Down here on Earth, the MER team members will get together today for a planning meeting "to look at the slope maps and determine the interesting science things the team wants to hit," said Crisp. As always, "it's a matter of where it is okay to drive, what looks interesting, and what's a sensible path to take to hit things along the way."
Opportunity from Meridiani Planum
Opportunity's recovery from the unexpected 'power-off' event on her Sol 563/August 24, appears complete, although the MER engineers still have no idea what caused the rover to suddenly just shut down.
"We proceeded very carefully, because we weren't sure what happened," explained Crisp. "We came back slowly. One day at a time we added functionality back, and each command we gave the rover executed beautifully."
By sol 570/Aug. 31, the rover had successfully performed observations with the panoramic camera (PanCam), navigation camera, and miniature thermal emission spectrometer (mini-TES) and had completed a short APXS integration, with the robotic arm stowed, and a 21-foot/6.5-meter blind drive.
The team took additional precautions with each sol's plan, including shutting down after the morning uplink, to save the high-gain antenna position, thus preventing an X-band fault in case of another anomaly, and waiting 15 minutes after wakeup to start any science activities. The rover responded as expected in all case. "Opportunity is okay," reported Crisp.
Once she was back in the saddle, Opportunity continued her journey east to the Erebus Highway. It was slow going at first because the rover team commanded the operations with post-anomaly restrictions in place, and because the rover has also been in restricted sol mode. And along the way, the rover, as has always been the plan, has stopped to take pictures with the PanCam and navigation camera, as well as remote sending with her mini-TES.
The week of September 11, Opportunity resumed normal operations, and began making significant progress toward Erebus Crater. In fact, that next sol, Monday, Sept. 12, the rovercompleted a 98-foot /30-meter drive that put her on the Erebus Highway‚ an outcrop-rich area that extends south toward the crater and provides the rover with a better surface to traverse. The rover's been heading south since then. "We are proceeding south toward Erebus Crater, and we've gotten to the point where we can see good outcrops exposed on both the western and southeastern rims of Erebus Crater," Squyres confirmed yesterday. The team has christened the patch of rocks on the southeast side of the crater, Vermillion Cliffs, and those on the southwest side they callthe Mogollon Rim.
Currently, "the rover is on the highway and just about at the rim," Squyres said. But Opportunity is going to stop and check out "a really beautiful exposure of bedrock that we named South Shetland," he said. "It's not quite on the actual lip of the crater, but it's very close. Most likely, we'll spend this weekend at South Shetland."
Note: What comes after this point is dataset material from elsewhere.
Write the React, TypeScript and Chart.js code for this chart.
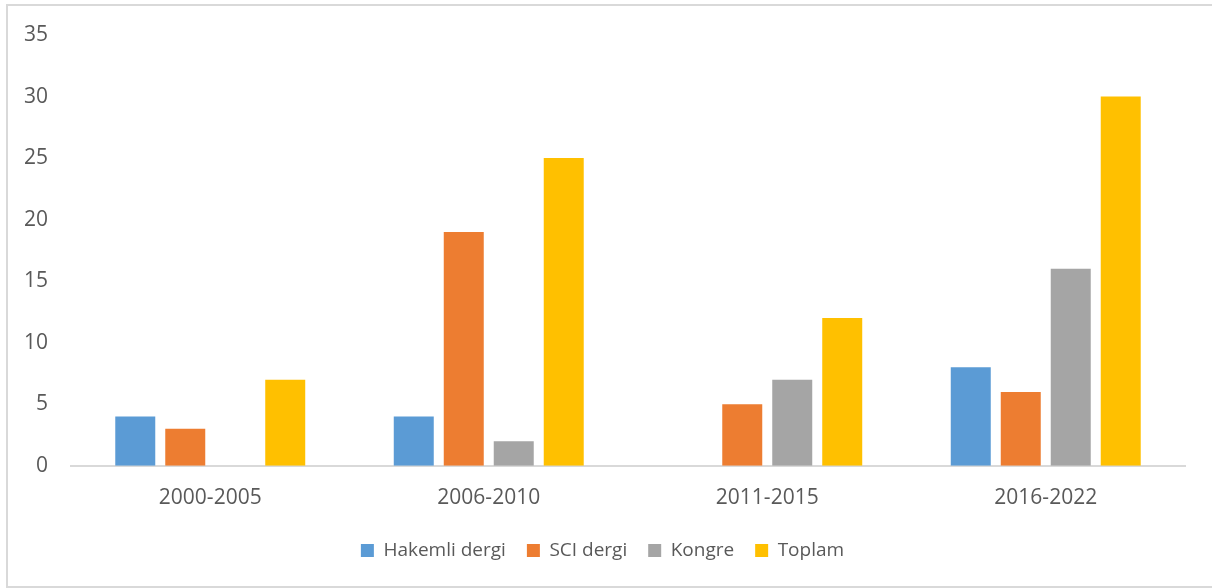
import React, { useEffect, useRef } from "react";
import { Chart, registerables } from "chart.js";

Chart.register(...registerables);

const categories = ["2000-2005", "2006-2010", "2011-2015", "2016-2022"];
const hakemliDergi = [4, 4, 0, 8];
const sciDergi = [3, 19, 5, 6];
const kongre = [0, 2, 7, 16];
const toplam = [7, 25, 12, 30];
const yTicks = [0, 5, 10, 15, 20, 25, 30, 35];

const seriesNames = ["Hakemli dergi", "SCI dergi", "Kongre", "Toplam"];
const seriesColors = ["#5B9BD5", "#ED7D31", "#A5A5A5", "#FFC000"];

const FONT = "'Open Sans', 'Noto Sans', sans-serif";
const TEXT_COLOR = "#595959";

const borderPlugin = {
  id: "outerBorder",
  beforeDraw(chart: any) {
    const ctx = chart.ctx;
    ctx.save();
    ctx.fillStyle = "#ffffff";
    ctx.fillRect(0, 0, chart.width, chart.height);
    ctx.strokeStyle = "#d9d9d9";
    ctx.lineWidth = 2;
    ctx.strokeRect(7, 5, chart.width + 20, 582);
    ctx.restore();
  },
};

export default function App() {
  const canvasRef = useRef<HTMLCanvasElement | null>(null);

  useEffect(() => {
    if (!canvasRef.current) return;
    const data = [hakemliDergi, sciDergi, kongre, toplam];
    const chart = new Chart(canvasRef.current, {
      type: "bar",
      data: {
        labels: categories,
        datasets: seriesNames.map((name, i) => ({
          label: name,
          data: data[i],
          backgroundColor: seriesColors[i],
          borderWidth: 0,
          categoryPercentage: 0.718,
          barPercentage: 0.8,
        })),
      },
      options: {
        responsive: false,
        animation: false,
        devicePixelRatio: 1,
        layout: { padding: { left: 20, right: 27, top: 35, bottom: 18 } },
        plugins: {
          tooltip: { enabled: false },
          legend: {
            position: "bottom",
            labels: {
              boxWidth: 13,
              boxHeight: 13,
              padding: 21,
              color: TEXT_COLOR,
              font: { family: FONT, size: 19 },
            },
          },
        },
        scales: {
          x: {
            grid: { display: false },
            border: { display: true, color: "#d9d9d9", width: 2 },
            ticks: {
              color: TEXT_COLOR,
              font: { family: FONT, size: 21 },
              padding: 12,
            },
            afterFit: (scale: any) => {
              scale.height = scale.height - 3;
            },
          },
          y: {
            min: 0,
            max: 35,
            afterBuildTicks: (scale: any) => {
              scale.ticks = yTicks.map((v) => ({ value: v }));
            },
            grid: { display: false },
            border: { display: false },
            ticks: {
              color: TEXT_COLOR,
              font: { family: FONT, size: 21 },
              padding: 15,
            },
            afterFit: (scale: any) => {
              scale.width = 51;
            },
          },
        },
      },
      plugins: [borderPlugin],
    });
    return () => chart.destroy();
  }, []);

  return (
    <div style={{ position: "fixed", left: 0, top: 0, width: 1212, height: 588 }}>
      <canvas ref={canvasRef} width={1212} height={588} style={{ display: "block" }} />
    </div>
  );
}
In coming days, Opportunity will continue her investigation of Erebus Crater.
"The inside looks like it's filled with sand-ripple dune things," Crisp noted. Just the kind of things that make the hair on the rover engineers' arms stand on end.
For now, the science team is waiting to get "closer images" to decide, Crisp added, "if we're going to go left around Erebus or right around Erebus, and that depends on what we see in terms of rock and what's drivable."
Down at mission control, the Sol 563 anomaly is still under investigation. But for Opportunity up on Mars, all's well that ends well.